Canon lenses sense when there is very little lens movement and shut off the IS automatically. The only exception to that are the original four lenses with IS - 75-300mm, 28-135mm, 100-400mm, 300mm f/4. I'm not completely certain about the newer kit lenses with IS.

It's not a given that you'll want IS off on a tripod. If the tripod is not very steady because of ground vibration, a flimsy tripod, wind, or someone touching it, you want IS on. I've shot with a non-stabilized 600mm lens with a hood a $1,000 tripod. When the wind starts blowing, the image is not rock solid. IS would have helped.

Panning
Another important consider is whether you intend to keep the camera still. Most Canon lenses with IS have two modes (1 and 2 - aren't they descriptive?). In mode 1, the assumption is that you are trying to keep the camera still, so the IS will fight all motion.

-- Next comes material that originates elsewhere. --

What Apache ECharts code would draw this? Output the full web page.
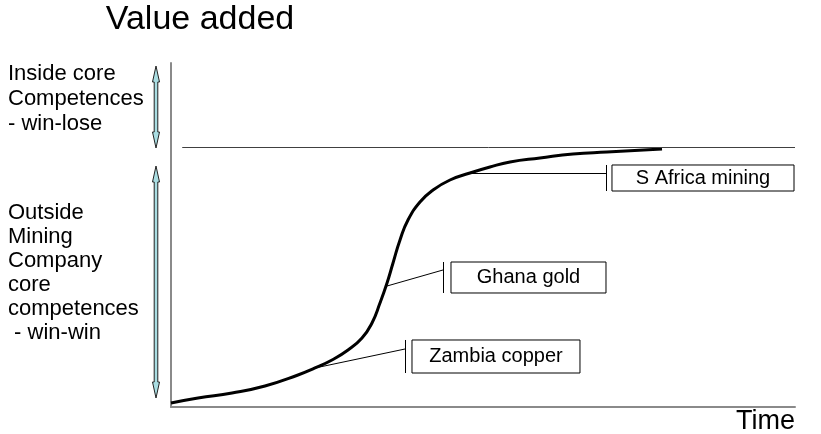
<!DOCTYPE html>
<html>
<head>
<meta charset="utf-8">
<script src="https://cdn.jsdelivr.net/npm/echarts@6/dist/echarts.min.js"></script>
<style>
  html, body { margin: 0; padding: 0; background: #fff; }
  #chart { width: 821px; height: 434px; }
</style>
</head>
<body>
<div id="chart"></div>
<script>
/* S-curve: time (0-100) against value added (0-100) */
var timeX = [0, 4.33, 9.78, 15.06, 20.35, 23.08, 25.8, 28.37, 30.61, 32.21, 33.49, 34.62,
  35.58, 36.7, 37.98, 39.9, 41.99, 44.71, 47.92, 51.12, 54.33, 59.13, 64.42, 69.87, 78.69];
var valueY = [1.16, 2.62, 4.07, 6.10, 9.30, 11.34, 13.66, 16.57, 20.06, 24.42, 30.23, 36.05,
  41.86, 48.55, 54.36, 59.59, 63.08, 65.99, 68.02, 69.77, 71.22, 72.38, 73.55, 74.13, 75.0];

/* ceiling between inside / outside core competences */
var limitY = 75.6;
var limitX = [1.8, 100];

/* callouts: where the leader leaves the curve, where it hits the bar, box extents */
var calloutNames = ["Zambia copper", "Ghana gold", "S Africa mining"];
var calloutFrom = [[23.08, 11.34], [34.62, 35.17], [47.92, 68.02]];
var calloutTo = [[37.5, 16.86], [43.59, 39.83], [69.71, 68.02]];
var calloutBarY = [[9.88, 19.48], [33.14, 42.15], [62.79, 70.35]];
var calloutBoxX = [[38.62, 65.54], [44.87, 69.71], [70.67, 99.84]];

var FONT = "'Liberation Sans', Arial, sans-serif";

var curve = [];
for (var i = 0; i < timeX.length; i++) { curve.push([timeX[i], valueY[i]]); }

var lines = [[
  { coord: [limitX[0], limitY], lineStyle: { color: "#404040", width: 1 } },
  { coord: [limitX[1], limitY] }
]];
var boxes = [];
for (var k = 0; k < calloutNames.length; k++) {
  lines.push([{ coord: calloutFrom[k] }, { coord: calloutTo[k] }]);
  lines.push([{ coord: [calloutTo[k][0], calloutBarY[k][0]] }, { coord: [calloutTo[k][0], calloutBarY[k][1]] }]);
  boxes.push([
    { name: calloutNames[k], coord: [calloutBoxX[k][0], calloutBarY[k][1]] },
    { coord: [calloutBoxX[k][1], calloutBarY[k][0]] }
  ]);
}

/* thin double-headed arrow in the left margin */
function arrow(xc, y1, y2) {
  var hl = 16, hw = 3.5, sw = 1.8;
  return {
    type: "polygon",
    shape: { points: [
      [xc, y1], [xc + hw, y1 + hl], [xc + sw, y1 + hl], [xc + sw, y2 - hl], [xc + hw, y2 - hl],
      [xc, y2], [xc - hw, y2 - hl], [xc - sw, y2 - hl], [xc - sw, y1 + hl], [xc - hw, y1 + hl]
    ] },
    style: { fill: "#a9dde2", stroke: "#222", lineWidth: 1 }
  };
}

function label(x, y, text, size, align, lh) {
  return {
    type: "text", x: x, y: y,
    style: {
      text: text, fill: "#000", fontSize: size, fontFamily: FONT,
      textAlign: align || "left", textVerticalAlign: "top", lineHeight: lh || size
    }
  };
}

var chart = echarts.init(document.getElementById("chart"));
chart.setOption({
  animation: false,
  grid: { left: 171, right: 26, top: 63, bottom: 27 },
  xAxis: {
    type: "value", min: 0, max: 100,
    axisLine: { lineStyle: { color: "#8a8a8a", width: 2 } },
    axisTick: { show: false }, axisLabel: { show: false }, splitLine: { show: false }
  },
  yAxis: {
    type: "value", min: 0, max: 100,
    axisLine: { show: true, lineStyle: { color: "#8a8a8a", width: 2 } },
    axisTick: { show: false }, axisLabel: { show: false }, splitLine: { show: false }
  },
  graphic: [
    label(200, 3, "Value added", 34, "center"),
    label(795, 408, "Time", 27, "right"),
    label(8, 61, "Inside core\nCompetences\n- win-lose", 22, "left", 25),
    label(8, 201, "Outside\nMining\nCompany\ncore\ncompetences\n - win-win", 22, "left", 24),
    arrow(156, 66, 148),
    arrow(156, 166, 398)
  ],
  series: [{
    type: "line",
    data: curve,
    smooth: true,
    symbol: "none",
    silent: true,
    lineStyle: { color: "#000", width: 3 },
    markLine: {
      silent: true,
      symbol: "none",
      label: { show: false },
      lineStyle: { color: "#000", width: 1, type: "solid" },
      data: lines
    },
    markArea: {
      silent: true,
      itemStyle: { color: "#fff", borderColor: "#000", borderWidth: 1 },
      label: { show: true, position: "inside", color: "#000", fontSize: 20, fontFamily: FONT },
      data: boxes
    }
  }]
});
</script>
</body>
</html>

If you pan during your shot, it will fight against the panning motion and your shot will be worse than if you had IS turned off. Even if you are moving a lot and not bringing the lens to a full stop, you can have IS induced problems.

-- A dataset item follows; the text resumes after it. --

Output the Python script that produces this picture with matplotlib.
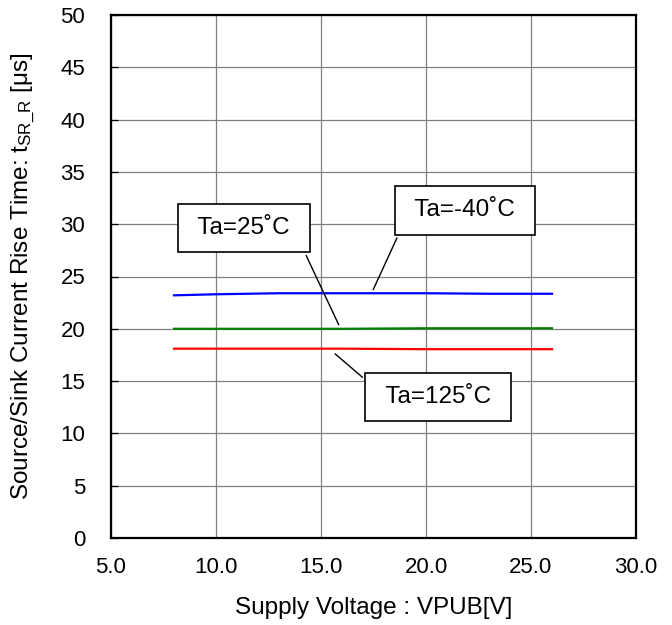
import matplotlib
matplotlib.use("Agg")
import matplotlib.pyplot as plt

plt.rcParams['font.family'] = ['Liberation Sans', 'DejaVu Sans']
plt.rcParams['mathtext.fontset'] = 'custom'
plt.rcParams['mathtext.rm'] = 'Liberation Sans'
plt.rcParams['mathtext.it'] = 'Liberation Sans'

# data
vpub = [8.0, 10.0, 13.0, 16.0, 20.0, 23.0, 26.0]
t_m40 = [23.2, 23.3, 23.4, 23.4, 23.4, 23.35, 23.35]
t_25 = [20.0, 20.0, 20.0, 20.0, 20.05, 20.05, 20.05]
t_125 = [18.1, 18.1, 18.1, 18.1, 18.05, 18.05, 18.05]

xticks = [5, 10, 15, 20, 25, 30]
yticks = [0, 5, 10, 15, 20, 25, 30, 35, 40, 45, 50]

fig = plt.figure(figsize=(6.72, 6.25), dpi=100)
ax = fig.add_axes([111 / 672, 1 - 538 / 625, 525 / 672, 523 / 625])

ax.plot(vpub, t_m40, color='#0000ff', lw=1.6)
ax.plot(vpub, t_25, color='#008000', lw=1.6)
ax.plot(vpub, t_125, color='#ff0000', lw=1.6)

ax.set_xlim(5, 30)
ax.set_ylim(0, 50)
ax.set_xticks(xticks)
ax.set_xticklabels([f"{v:.1f}" for v in xticks])
ax.set_yticks(yticks)
ax.grid(True, color='#808080', lw=0.9)
ax.tick_params(labelsize=16, direction='in', length=5, width=0.9)
ax.tick_params(axis='y', pad=18.5)
ax.tick_params(axis='x', length=0, pad=14)
for s in ax.spines.values():
    s.set_linewidth(1.6)

ax.set_xlabel("Supply Voltage : VPUB[V]", fontsize=17.5)
ax.set_ylabel(r"Source/Sink Current Rise Time: t$_{\mathrm{SR\_R}}$ [μs]", fontsize=17.5)
ax.xaxis.set_label_coords(0.5, -0.113)
ax.yaxis.set_label_coords(-0.14, 0.5)

box = dict(boxstyle='square,pad=0.55', fc='white', ec='black', lw=1.2)
ax.annotate(" Ta=25˚C ", xy=(15.9, 20.15), xytext=(11.33, 29.64), fontsize=17.5,
            ha='center', va='center', bbox=box,
            arrowprops=dict(arrowstyle='-', color='black', lw=1.0, relpos=(0.99, 0.27)))
ax.annotate(" Ta=-40˚C ", xy=(17.43, 23.5), xytext=(21.86, 31.31), fontsize=17.5,
            ha='center', va='center', bbox=box,
            arrowprops=dict(arrowstyle='-', color='black', lw=1.0, relpos=(0.0, 0.37)))
ax.annotate(" Ta=125˚C ", xy=(15.57, 17.78), xytext=(20.57, 13.48), fontsize=17.5,
            ha='center', va='center', bbox=box,
            arrowprops=dict(arrowstyle='-', color='black', lw=1.0, relpos=(0.0, 0.77)))

fig.savefig("out.png", dpi=100)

Mode 2 is for panning. In this mode, the camera senses whether there is significant movement in the horizontal and/or vertical directions and shuts down the stabilizer for any axis with motion. If you are panning or your camera is in near constant motion, this is the mode you want to use.

Nikon also has two modes with their modern VR systems, but they are different. Both modes auto-detect panning like Canon's mode 2. Their extra mode handles large movements differently, although I can't say that I really understand it. They also have tripod detection on their newer lenses.

Here is what Nikon has to say about using a VR lens on a tripod. The summary is "it depends on the lens."

Nikon's VR system has a significant advantage of Canon's IS system, at least in regards to finding information about it. It's much easier to google for the term "VR" than it is for the term "IS".
 
If we really want to get technical, pitch, yaw, and roll are the three axes of motion here. Roll is not considered as big a problem and is not corrected. *However...* there are movements that are not rotational, up/down and side to side. There is also fore/aft but that is insignificant except for macro.

Of these up/down is the most likely to cause image blur and that is what a monopod really stops cold.
Canon's manuals mention using IS with a monopod for best results and it does work! As for switching off IS/VR with a tripod, when in doubt shut it off. :)

Hybrid IS corrects up/down and side to side motion.
 

I have a Canon point and shoot with IS (SD850) and I am suspicious that the results are better with IS turned off when the camera is on a tripod. Going back over a variety of pictures taken with the camera sitting on a solid surface like a windowsill and with the self timer used to take the picture, I have found numerous results that were not razor sharp. Even some test shots of the same scene with IS on and IS off had the IS off shots coming out sharper.
 
I have a Canon point and shoot with IS (SD850) and I am suspicious that the results are better with IS turned off when the camera is on a tripod. Going back over a variety of pictures taken with the camera sitting on a solid surface like a windowsill and with the self timer used to take the picture, I have found numerous results that were not razor sharp. Even some test shots of the same scene with IS on and IS off had the IS off shots coming out sharper.

Did you set a timer on your camera so pushing the shutter release wouldn't cause the camera to move?